La sua vita è giunta al termine, le restano pochi giorni. La tapparella è semichiusa. Il sole sta tramontando dietro le colline in fondo alla valle tagliata a metà dal fiume. Edith si chiede se l’acqua sia già gelida oppure se ha mantenuto il tepore delle pietre in fondo al letto del fiume, riscaldate dal sole infiltrato tra i folti rami del bosco. Edith sospira, disperata e quieta nello stesso tempo. Ripensa alla sua vita, alle occasioni perse, al rimpianto per non aver saputo fare le scelte giuste in gran parte del tempo che le è stato concesso. Ma è anche quieta perché alla fine ha trovato dentro di sé quel coraggio e ha avuto la fortuna di incontrare un nuovo sentiero di vita da percorrere.
In fondo alle colline suona la campana di una chiesa campestre, una qualche pieve medievale infilata dentro un bosco di faggi, corbezzoli e cipressi. Lei ricorda la bellezza del vestito verde di tulle con cui si è sposata, un giorno mite di aprile nella piazza di Firenze, con Thomas.
Sono passati solo due anni, lei già sapeva della malattia ma Thomas non ha avuto alcun dubbio e lei non ha mollato. Lui l’ha voluta sposare, anzi era ancora più determinato. Sono stati felici.
Edith si gira verso di lui. Lo guarda e lui le sorride. Le stringe la mano. Con l’altra infila le dita nel suo braccio e poi accarezza la pelle come ha sempre fatto quando si incontravano, amanti clandestini, in qualche parcheggio di supermercato rubando il tempo alle altre famiglie ormai rotte.
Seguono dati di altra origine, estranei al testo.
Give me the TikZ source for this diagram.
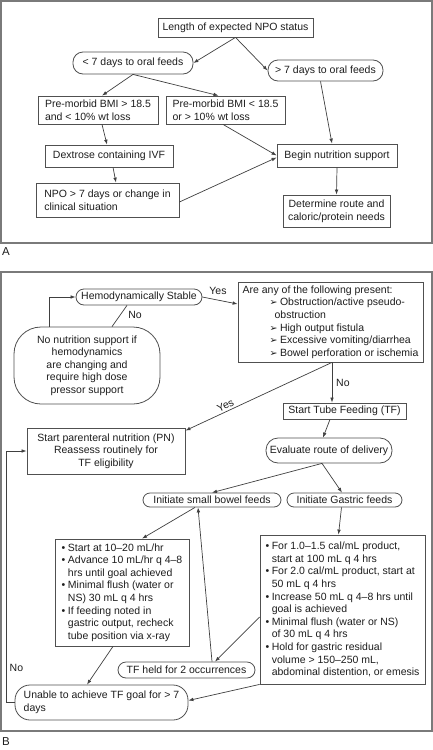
\documentclass[tikz,border=0pt]{standalone}
\usepackage{fontspec}
\setmainfont{Liberation Sans}
\newfontfamily\djv{DejaVu Sans}
\usetikzlibrary{arrows.meta}
\definecolor{bcol}{HTML}{505050}
\definecolor{tcol}{HTML}{1E1E1E}
\definecolor{lcol}{HTML}{404040}
\definecolor{fcol}{HTML}{7A7A7A}
\newcommand\fs{\fontsize{10.5}{12.6}\selectfont}
\newcommand\bl{\makebox[6.3pt][l]{•}}
\newcommand\cn{\hspace*{6.3pt}}
\newcommand\arrb{\hspace*{27pt}{\djv\fontsize{9.5}{9}\selectfont ➢}\hspace{2.5pt}}
\newcommand\arrc{\hspace*{32pt}}
\begin{document}
\begin{tikzpicture}[x=1pt,y=-1pt,
 bx/.style={draw=bcol, line width=0.8pt, text=tcol, font=\fs, inner sep=0pt, align=center},
 lf/.style={align=left},
 sz/.style 2 args={minimum width=#1pt, minimum height=#2pt},
 rc/.style={rounded corners=#1pt},
 arw/.style={draw=lcol, line width=0.7pt, -{Latex[length=5pt,width=3.6pt]}},
 ln/.style={draw=lcol, line width=0.7pt},
 lbl/.style={text=tcol, font=\fs, inner sep=0pt},
 frame/.style={draw=fcol, line width=1.2pt}]
\useasboundingbox[fill=white] (0,0) rectangle (433,750);
% ---------------- Panel A ----------------
\draw[frame] (1,1) rectangle (432,243);
\node[lbl, anchor=west, font=\fontsize{11.5}{13}\selectfont] (labA) at (2,252) {A};
\node[bx, sz={155}{19}] (len) at (235.5,27.5) {Length of expected NPO status};
\node[bx, sz={120}{22}, rc=10] (lt7) at (133,63) {< 7 days to oral feeds};
\node[bx, sz={115}{21}, rc=10] (gt7) at (325.5,70.5) {> 7 days to oral feeds};
\node[bx, lf, sz={120}{28}] (pm1) at (98,110) {Pre-morbid BMI > 18.5\\and < 10\% wt loss};
\node[bx, lf, sz={119}{28}] (pm2) at (225.5,110) {Pre-morbid BMI < 18.5\\or > 10\% wt loss};
\node[bx, sz={128}{22}] (dex) at (109,156) {Dextrose containing IVF};
\node[bx, lf, sz={143}{34}] (npo) at (107.5,200) {NPO > 7 days or change in\\clinical situation};
\node[bx, sz={120}{23}] (beg) at (337,155.5) {Begin nutrition support};
\node[bx, sz={107}{32}] (det) at (336.5,211) {Determine route and\\caloric/protein needs};
\draw[arw] (len.south) -- (lt7.east);
\draw[arw] (len.south) -- (gt7.west);
\draw[arw] (lt7.south) -- ([xshift=4pt]pm1.north);
\draw[arw] (lt7.south) -- ([xshift=-7pt]pm2.north);
\draw[arw] ([xshift=-5pt]gt7.south) -- ([xshift=-5pt]beg.north);
\draw[arw] ([xshift=4pt]pm1.south) -- ([xshift=-2pt]dex.north);
\draw[arw] ([xshift=-2.5pt]pm2.south) -- (beg.west);
\draw[arw] ([xshift=4pt]dex.south) -- ([xshift=8.5pt]npo.north);
\draw[arw] ([yshift=-2pt]npo.east) -- ([yshift=-2pt]beg.west);
\draw[arw] (beg.south) -- (det.north);
% ---------------- Panel B ----------------
\draw[frame] (1,272) rectangle (432,731);
\node[lbl, anchor=west, font=\fontsize{11.5}{13}\selectfont] (labB) at (2,742) {B};
\node[bx, sz={126}{16}, rc=8] (hemo) at (139,297) {Hemodynamically Stable};
\node[bx, lf, sz={185}{80}] (are) at (330.5,322) {Are any of the following present:\\\arrb Obstruction/active pseudo-\\\arrc obstruction\\\arrb High output fistula\\\arrb Excessive vomiting/diarrhea\\\arrb Bowel perforation or ischemia};
\node[bx, sz={146}{77}, rc=27] (nos) at (87,365.5) {No nutrition support if\\hemodynamics\\are changing and\\require high dose\\pressor support};
\node[bx, sz={123}{16}] (tf) at (344.5,411) {Start Tube Feeding (TF)};
\node[bx, sz={158}{46}] (pn) at (106,451) {Start parenteral nutrition (PN)\\Reassess routinely for\\TF eligibility};
\node[bx, sz={126}{25}, rc=12] (eval) at (329,450.5) {Evaluate route of delivery};
\node[bx, sz={138}{14}, rc=7] (sb) at (212,500) {Initiate small bowel feeds};
\node[bx, sz={115}{14}, rc=7] (gas) at (344.5,500) {Initiate Gastric feeds};
\node[bx, lf, sz={134}{107}] (lb) at (122,592.5) {\bl Start at 10–20 mL/hr\\\bl Advance 10 mL/hr q 4–8\\\cn hrs until goal achieved\\\bl Minimal flush (water or\\\cn NS) 30 mL q 4 hrs\\\bl If feeding noted in\\\cn gastric output, recheck\\\cn tube position via x-ray};
\node[bx, lf, sz={165}{149}] (rb) at (342.5,609.5) {\bl For 1.0–1.5 cal/mL product,\\\cn start at 100 mL q 4 hrs\\\bl For 2.0 cal/mL product, start at\\\cn 50 mL q 4 hrs\\\bl Increase 50 mL q 4–8 hrs until\\\cn goal is achieved\\\bl Minimal flush (water or NS)\\\cn of 30 mL q 4 hrs\\\bl Hold for gastric residual\\\cn volume > 150–250 mL,\\\cn abdominal distention, or emesis};
\node[bx, sz={137}{16}, rc=8] (held) at (186.5,670) {TF held for 2 occurrences};
\node[bx, lf, sz={173}{35}, rc=15] (un) at (101.5,702.5) {Unable to achieve TF goal for > 7\\days};
\draw[arw] ([xshift=-38pt]nos.north) |- (hemo.west);
\draw[ln] ([xshift=-12pt]hemo.south) -- ([xshift=25pt]nos.north);
\node[lbl] (no1) at (135,315) {No};
\draw[arw] (hemo.east) -- ([yshift=18pt]are.west);
\node[lbl] (yes1) at (218,291) {Yes};
\draw[arw] ([xshift=1.5pt]are.south) -- ([xshift=-12.5pt]tf.north);
\node[lbl, anchor=west] (no2) at (336,383) {No};
\draw[arw] ([xshift=1.5pt]are.south) -- node[lbl, sloped, above=2pt, pos=0.71] (yes2) {Yes} ([yshift=-3pt]pn.north east);
\draw[arw] ([xshift=-14.5pt]tf.south) -- ([xshift=-6pt]eval.north);
\draw[arw] ([xshift=-7pt]eval.south) -- (sb.north);
\draw[arw] ([xshift=-7pt]eval.south) -- ([xshift=-2.5pt]gas.north);
\draw[arw] ([xshift=-17pt]sb.south) -- ([xshift=20pt]lb.north);
\draw[arw] ([xshift=-3pt]gas.south) -- ([xshift=-4pt]rb.north);
\draw[arw] ([xshift=25.5pt]held.north) -- ([xshift=-14pt]sb.south);
\draw[arw] ([yshift=-7.5pt]rb.west) -- ([xshift=28.5pt]held.north);
\draw[arw] ([xshift=-9pt]lb.south) -- ([xshift=-14.5pt]un.north);
\draw[arw] (rb.south west) -- ([yshift=2pt]un.east);
\draw[arw] (un.west) -- ++(-8,0) |- (pn.west);
\node[lbl, anchor=west] (no3) at (9.5,668) {No};
\end{tikzpicture}
\end{document}
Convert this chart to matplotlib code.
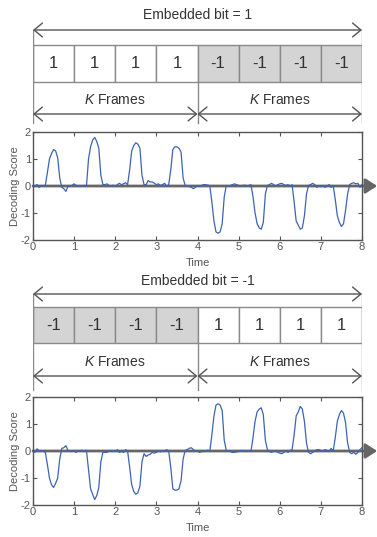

Lei pensa: che peccato lasciarlo. Che bello averlo incontrato e poter andare via solo dopo essere stata felice. Con lui. E, finalmente, può chiudere gli occhi con un sospiro e con un sorriso sereno sul bel volto scavato. Lui aspetta che lei vada via e lascia, anche lui finalmente, esplodere il suo dolore inconsolabile.